Paper ID: | 330 |
---|---|

Title: | Uniform Error Bounds for Gaussian Process Regression with Application to Safe Control |

This paper is a joy to read: clear, insightful and well-written. EDIT: I'm happy with how the authors addressed these concerns in the rebuttal. It is also not starved for space. Given that, perhaps it is a good idea to add a definition of what a uniform error bound is. Readers may have a wrong working definition of it. This is not too severe, as the theorems are rigorously stated and do not _use_ the definition of a uniform bound. However, they _are_ uniform bounds and it would be good to explain why. In the experiments, you observe the dynamical systems with some noise at every time step, and do regression from one step to the next. This is very sensible, since in a dynamical system, the measurements are usually taken with the same sensors at every step. However, note that doing this violates Assumption 3.1. This is because now you are also observing the _inputs_ of your regression with noise. You observe x_i + ε_i, so you do not know x_i. In practice in the experiments the noise is so small that it does not matter: the bounds can still be heuristically applied, and will be only a little bit incorrect. Regarding Section 3.3, why is it in the paper? Is it to show off the power of Theorem 3.1? It doesn't seem connected to the rest. As I mentioned earlier, it is unclear how to make sure the variance follows the decrease schedule O(log(N)^(-1/2-ε)). You state that it "depends on the structure of the covariance kernel". It would be good to add an example to this section, using something simple such as the RBF or linear kernel.

The paper provides bounds on the Lipschitz constants of sample functions from Gaussian processes. It also provides bounds on the prediction errors and on the Lipschitz constants of the conditional means and variances. Then, an application is safe control is provided. Originality: The bounds for Gaussian processes are relatively similar to the existing ones, from the references that are given in the paper. The proofs also appear to use standard arguments, for instance the classical bound on the mean value of the supremum of a Gaussian process and the Borel TIS inequality. The authors write that a novelty of their bounds is that they do not rely on unknown quantities. More precisely, the previous bounds hold for fixed functions assumed to belong to RKHSs while their bounds hold in probability w.r.t. the distribution of the Gaussian process. This type of analysis can also have its limits, because the distribution of the Gaussian process (which may need to be selected arbitrarily) can assign very small probabilities to functions that look like the unknown function. Hence, I would not say that the framework of the paper is better (or worse) than the one from previous references. It is just of different nature. The authors write that some references, for instance [7], require bounded observation errors and exclude Gaussian errors. I am not sure that this is true, because I think that these references require Gaussian observation errors.
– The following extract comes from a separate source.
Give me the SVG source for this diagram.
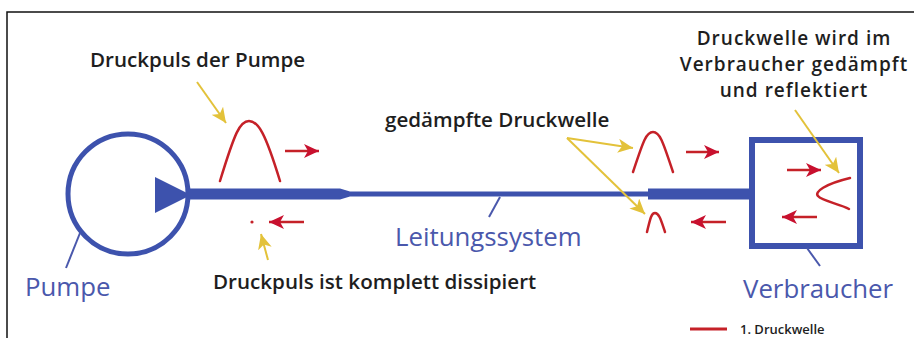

Quality: The proofs appear to be correct but relatively standard. Clarity: The paper is rather clear. Perhaps the authors could explain better the statement of Theorem 3.3. The speak of a process generating infinitely many functions with given Lipschitz constant. This can not be a Gaussian process, since the Lipschitz constant of a Gaussian process is usually not a bounded random variable. Significance: I think the paper provides a welcome contribution to the analysis of Gaussian process extrema, of the prediction error and of safe control. The results are nevertheless not very different from previously existing ones.

This article presents bounds on the absolute difference between a sample from a (possibly noisy) Gaussian process (GP) and the predictive mean. The methodology relies on deriving probabilistic Lipschitz constants for the GP, and does not consider the RKHS associated with the covariance kernel as is generally done. As a result, the bounds are easier to use in practice, as shown on two examples. The proposed Lispschitz bounds on GPs are an interesting result by themselves. But it should be related to and compared with previous derivations, see, e.g., González, J., Dai, Z., Hennig, P., & Lawrence, N. (2016, May). Batch Bayesian optimization via local penalization. In Artificial intelligence and statistics (pp. 648-657). Concerning the main theorem 3.3, could you precise how to achieve the condition on \sigma_N in practice. Simply adding more training points (P7L252) in an arbitrary way would not be sufficient, expecially with noise. Overall the paper is clear and well-written, with potential for both theoretical works and practical ones. Minor point: - Proof if Theorem 3.2 on continuity of samples: early results on this can be found, e.g., in Cramer, H., & Leadbetter, M. R. (1967). Stationary and Related Stochastic Processes-Sample Function Properties and their Applications. Typos: P3L83: on the one hand? P3L87: kernel is usual small P7L272: The simulations ## Added after rebuttal I would like to thank the authors for their response, which addresses most of my concerns. Accordingly I increased my score.